In-image advertising is a form of contextual advertising where specific images on a website are matched with related advertisements.

== Description ==

In-image advertising uses “data about the image, its tags, and the surrounding content to match images with ads that are contextually relevant.” Once a website owner integrates the scripts onto their publishing systems, site visitors can move their mouse over the images or look at an image for a certain amount of time to reveal an ad.

Most in-image advertising have the following characteristics:
1. When a user mouses over an image on a website, a small overlay on the lower segment of the image appears.
2. The overlay can be closed out by the user.
3. Some in-image ad technologies produce a pop-up box when visitors mouse over images.
4. Clicking on the text of an in-image advertisement directs users to a new page.

In-image ads were first introduced by GumGum in February, 2008, as a way for publishers to pay image licensing fees on an ad-supported basis. Picad Media, which launched its "in-picture ad network" in September, 2008, was later renamed Image Space Media and was acquired by Vibrant Media in January, 2012.

Since the turn of the decade as the web has shifted towards one with increasingly visual content new companies have emerged such as Znaptag and Advant Technology Ltd. In June 2014 NetSeer introduced InImageLinks, a service that embeds contextual text and display ads within editorial images and addresses challenges associated with new Viewable Impression metrics.

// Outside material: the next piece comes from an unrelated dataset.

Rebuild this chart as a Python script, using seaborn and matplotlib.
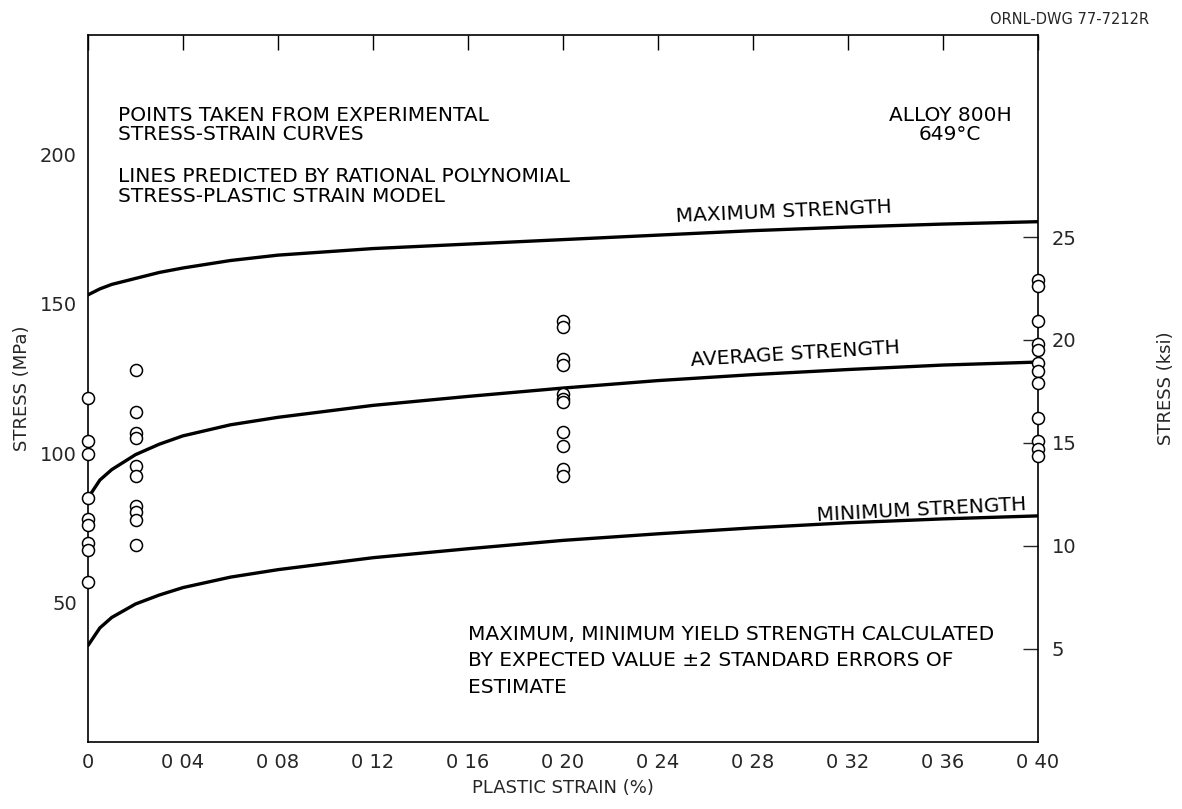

https://www.seedtag.com/en/ entered the market in 2014, with the next generation of intelligent, contextually targeted In-Image advertising and a range of new polite user centric formats. Originally in Spain, Seedtag have seen rapid growth across Europe and LATM and are now one of the leading players in the sector, raising over $250 million in funding.

== Advertising Model ==

In-Image advertising works on a cost per click (CPC) or cost per thousand impressions (CPM) model.